Additional instructions will probably be given you soon after your arrival at your destination.

Very respectfully, &c.,

H. W. HALLECK,

Major-General.

SAIN LOUIS, Mo., December 11, 1861.

Brigadier General T. H. McKEAN, Jefferson City, Mo.:

GENERAL: You will receive this to-morrow evening. In the mean time you will receive instructions to have the Eleventh Iowa Regiment on board a steamer for transportation up the river. The destination of that regiment is Providence, at which place it will land, and immediately proceed to capture or disperse a band of rebels said to be assembled at Columbia. Having accomplished this object, it will proceed direct, or by Rochefort or Booneville, to Fayette, for the same purpose, and thence to Glasgow and Brunswick.

General Pope will probably send a force across from Booneville to Fayette, to co-operate with the Eleventh Iowa. A regiment has been dispatched to Centralia and Renick, to operate south against Columbia and Fayette, to intercept any of the enemy moving from these places towards the North Missouri Railroad.

The steamer sent with the Eleventh Iowa will remain at Providence till the result of the expedition to Columbia is known, to carry the troops to Rochefort or Booneville, or will be permitted to proceed up the river to those places and Glasgow, as you may deem advisable. It is supposed that from your position you will be better able to judge of the rebel forces at the places named than can be done here. As the expedition will move but a short distance on land they will require but little transportation-say five or six wagons-and provisions of only six or eight days. Additional supplies should be put on the boat, which, if not wanted, may be landed and turned over to the proper officers at Booneville.
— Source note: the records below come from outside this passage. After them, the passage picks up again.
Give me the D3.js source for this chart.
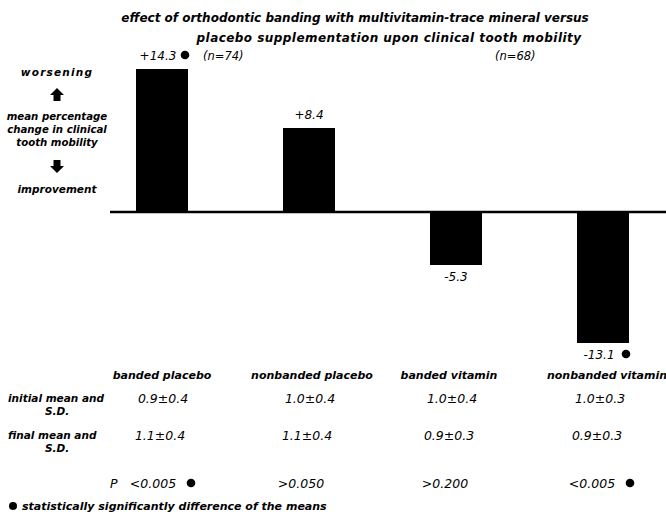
<!DOCTYPE html>
<html><head><meta charset="utf-8">
<script src="https://cdn.jsdelivr.net/npm/d3@7/dist/d3.min.js"></script>
<style>
body{margin:0;background:#fff;}
svg text{font-family:"DejaVu Sans",sans-serif;font-style:oblique;fill:#000;}
svg text.b{font-weight:bold;}
</style></head><body>
<svg id="c" width="666" height="521"></svg>
<script>
const categories = ["banded placebo", "nonbanded placebo", "banded vitamin", "nonbanded vitamin"];
const change = [14.3, 8.4, -5.3, -13.1];
const significant = [true, false, false, true];
const initialMean = ["0.9\u00b10.4", "1.0\u00b10.4", "1.0\u00b10.4", "1.0\u00b10.3"];
const finalMean = ["1.1\u00b10.4", "1.1\u00b10.4", "0.9\u00b10.3", "0.9\u00b10.3"];
const pValues = ["<0.005", ">0.050", ">0.200", "<0.005"];
const groupN = ["(n=74)", "(n=68)"];

const svg = d3.select("#c");
const x = d3.scalePoint().domain(categories).range([162, 603]);
const y = d3.scaleLinear().domain([-13.1, 14.3]).range([343, 69]);
const bw = 52;

const T = (xx, yy, t, size, bold, anchor) => svg.append("text")
  .attr("class", bold ? "b" : null).attr("x", xx).attr("y", yy)
  .attr("text-anchor", anchor || "start").attr("font-size", size).text(t);

// title
T(355, 22, "effect of orthodontic banding with multivitamin-trace mineral versus", 12, true, "middle");
T(389, 42, "placebo supplementation upon clinical tooth mobility", 12, true, "middle")
  .attr("letter-spacing", 0.45);

// bars
svg.selectAll("rect.bar").data(change).join("rect").attr("class", "bar")
  .attr("x", (d, i) => x(categories[i]) - bw / 2)
  .attr("width", bw)
  .attr("y", d => y(Math.max(0, d)))
  .attr("height", d => Math.abs(y(d) - y(0)))
  .attr("fill", "#000");

// zero line
svg.append("line").attr("x1", 110).attr("x2", 666).attr("y1", y(0)).attr("y2", y(0))
  .attr("stroke", "#000").attr("stroke-width", 2.5);

// value labels
const fmt = d => (d > 0 ? "+" : "-") + Math.abs(d).toFixed(1);
change.forEach((d, i) => {
  const cx = x(categories[i]);
  const ly = d > 0 ? y(d) - 9 : y(d) + 16;
  T(cx - (significant[i] ? 4 : 0), ly, fmt(d), 12, false, "middle");
  if (significant[i]) {
    svg.append("circle").attr("cx", cx + 23).attr("cy", ly - 5).attr("r", 4.3).attr("fill", "#000");
  }
});

// n labels
T(203, 60, groupN[0], 11.5, false);
T(495, 60, groupN[1], 11.5, false);

// left axis description
const lx = 57;
T(lx, 76, "worsening", 10.5, true, "middle").attr("letter-spacing", 1.2);
T(lx, 120, "mean percentage", 10.2, true, "middle");
T(lx, 133, "change in clinical", 10.2, true, "middle");
T(lx, 146, "tooth mobility", 10.2, true, "middle");
T(lx, 193, "improvement", 10.5, true, "middle");
function arrow(cx, cy, s) { // s=-1 up, s=+1 down
  const p = d3.path();
  p.moveTo(cx, cy + s * 7);
  p.lineTo(cx + 7, cy);
  p.lineTo(cx + 3.5, cy);
  p.lineTo(cx + 3.5, cy - s * 6);
  p.lineTo(cx - 3.5, cy - s * 6);
  p.lineTo(cx - 3.5, cy);
  p.lineTo(cx - 7, cy);
  p.closePath();
  svg.append("path").attr("d", p.toString()).attr("fill", "#000");
}
arrow(lx, 95, -1);
arrow(lx, 166, 1);

// table
const hdrX = [162, 312, 449, 607];
categories.forEach((c, i) => T(hdrX[i], 379, c, 11, true, "middle"));
T(8, 402, "initial mean and", 10.5, true);
T(45, 415, "S.D.", 10.5, true);
T(8, 439, "final mean and", 10.5, true);
T(45, 452, "S.D.", 10.5, true);
const valX = [163, 310, 452, 600];
initialMean.forEach((v, i) => T(valX[i], 403, v, 12.5, false, "middle"));
finalMean.forEach((v, i) => T(valX[i] - 3, 440, v, 12.5, false, "middle"));
T(110, 488, "P", 12.5, false);
const pX = [153, 301, 445, 592];
pValues.forEach((v, i) => {
  T(pX[i], 488, v, 12.5, false, "middle");
  if (significant[i]) svg.append("circle").attr("cx", pX[i] + 38).attr("cy", 483).attr("r", 4.3).attr("fill", "#000");
});
svg.append("circle").attr("cx", 13).attr("cy", 506).attr("r", 4).attr("fill", "#000");
T(22, 510, "statistically significantly difference of the means", 11, true);
</script>
</body></html>
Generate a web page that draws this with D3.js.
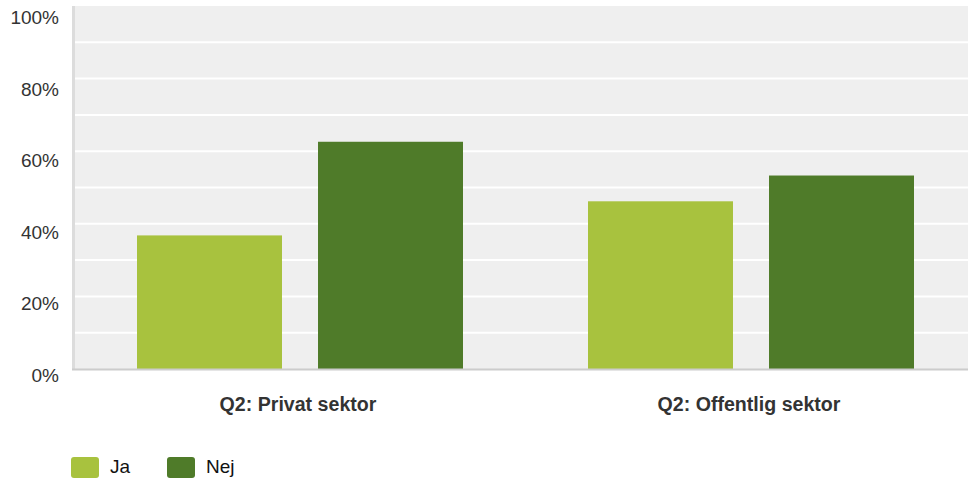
<!DOCTYPE html>
<html>
<head>
<meta charset="utf-8">
<script src="https://cdn.jsdelivr.net/npm/d3@7"></script>
<style>
  html, body { margin: 0; padding: 0; background: #fff; }
  svg { display: block; font-family: "Liberation Sans", Arial, sans-serif; }
</style>
</head>
<body>
<div id="chart"></div>
<script>
const categories = ['Q2: Privat sektor', 'Q2: Offentlig sektor'];
const series = ['Ja', 'Nej'];
const jaValues = [36.8, 46.2];
const nejValues = [62.6, 53.3];
const tickValues = [0, 20, 40, 60, 80, 100];
const gridValues = d3.range(0, 101, 10);
const colors = ['#a8c23e', '#4f7b29'];

const w = 968;
const h = 482;
const plotLeft = 72;
const plotTop = 6;
const plotBottom = 369;

const svg = d3.select('#chart')
              .append('svg')
              .attr('width', w)
              .attr('height', h);

const yScale = d3.scaleLinear()
                 .domain([0, 100])
                 .range([plotBottom, plotTop]);

// labels sit on a slightly tighter spacing than the grid
const yLabel = d3.scaleLinear()
                 .domain([0, 100])
                 .range([382, 24]);

const x0 = d3.scaleBand()
             .domain(categories)
             .range([74.5, 976.5]);

const x1 = d3.scaleBand()
             .domain(series)
             .range([0, x0.bandwidth()])
             .paddingInner(0.199)
             .paddingOuter(0.3453);

// plot background
svg.append('rect')
   .attr('x', plotLeft)
   .attr('y', plotTop)
   .attr('width', w - plotLeft)
   .attr('height', plotBottom - plotTop)
   .attr('fill', '#efefef');

svg.append('rect')
   .attr('x', plotLeft)
   .attr('y', plotTop)
   .attr('width', 3)
   .attr('height', plotBottom - plotTop)
   .attr('fill', '#dcdcdc');

// grid
svg.append('g')
   .selectAll('line')
   .data(gridValues.filter(d => d > 0 && d < 100))
   .enter()
   .append('line')
   .attr('x1', plotLeft + 3)
   .attr('x2', w)
   .attr('y1', d => yScale(d))
   .attr('y2', d => yScale(d))
   .attr('stroke', '#ffffff')
   .attr('stroke-width', 2);

// bars
const rows = categories.map((c, i) => ({ cat: c, values: [jaValues[i], nejValues[i]] }));

svg.append('g')
   .selectAll('g')
   .data(rows)
   .enter()
   .append('g')
   .attr('transform', d => `translate(${x0(d.cat)},0)`)
   .selectAll('rect')
   .data(d => d.values.map((v, j) => ({ key: series[j], value: v, color: colors[j] })))
   .enter()
   .append('rect')
   .attr('x', d => x1(d.key))
   .attr('y', d => yScale(d.value))
   .attr('width', x1.bandwidth())
   .attr('height', d => yScale(0) - yScale(d.value))
   .attr('fill', d => d.color);

// bottom border
svg.append('rect')
   .attr('x', plotLeft)
   .attr('y', plotBottom - 0.5)
   .attr('width', w - plotLeft)
   .attr('height', 2)
   .attr('fill', '#cccccc');

// y labels
svg.append('g')
   .selectAll('text')
   .data(tickValues)
   .enter()
   .append('text')
   .attr('x', 59)
   .attr('y', d => yLabel(d))
   .attr('text-anchor', 'end')
   .attr('font-size', 19)
   .attr('fill', '#333')
   .text(d => d + '%');

// category labels
svg.append('g')
   .selectAll('text')
   .data(categories)
   .enter()
   .append('text')
   .attr('x', d => x0(d) + x0.bandwidth() / 2 - 2)
   .attr('y', 411)
   .attr('text-anchor', 'middle')
   .attr('font-size', 19.6)
   .attr('font-weight', 'bold')
   .attr('fill', '#333')
   .text(d => d);

// legend
const legend = svg.append('g')
                  .selectAll('g')
                  .data(series)
                  .enter()
                  .append('g')
                  .attr('transform', (d, i) => `translate(${71 + i * 96},457)`);

legend.append('rect')
      .attr('width', 28)
      .attr('height', 21)
      .attr('rx', 3)
      .attr('fill', (d, i) => colors[i]);

legend.append('text')
      .attr('x', 39)
      .attr('y', 16)
      .attr('font-size', 19)
      .attr('fill', '#111')
      .text(d => d);
</script>
</body>
</html>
The four companies of cavalry which you will receive to-morrow afternoon will be sent in another steamer to Providence, Rocherfort, or Booneville, to co-operate with the Eleventh Iowa. All these forces should be well supplied wiht ammunition. You will keep me informed by telegraph of the movement of these forces.

If steamer should not be able to ascend the river to Providence the expedition should croos the river at Jefferson City and march by land to Columbia. In this case a larger amount of transportation should be given. It is supposed that a portion at least of supplies and forage may be procured in the country passed over. In regard to taking prisoners and private property, strict compliance with General Orders, Nos. 8 and 13, of this department, will be required.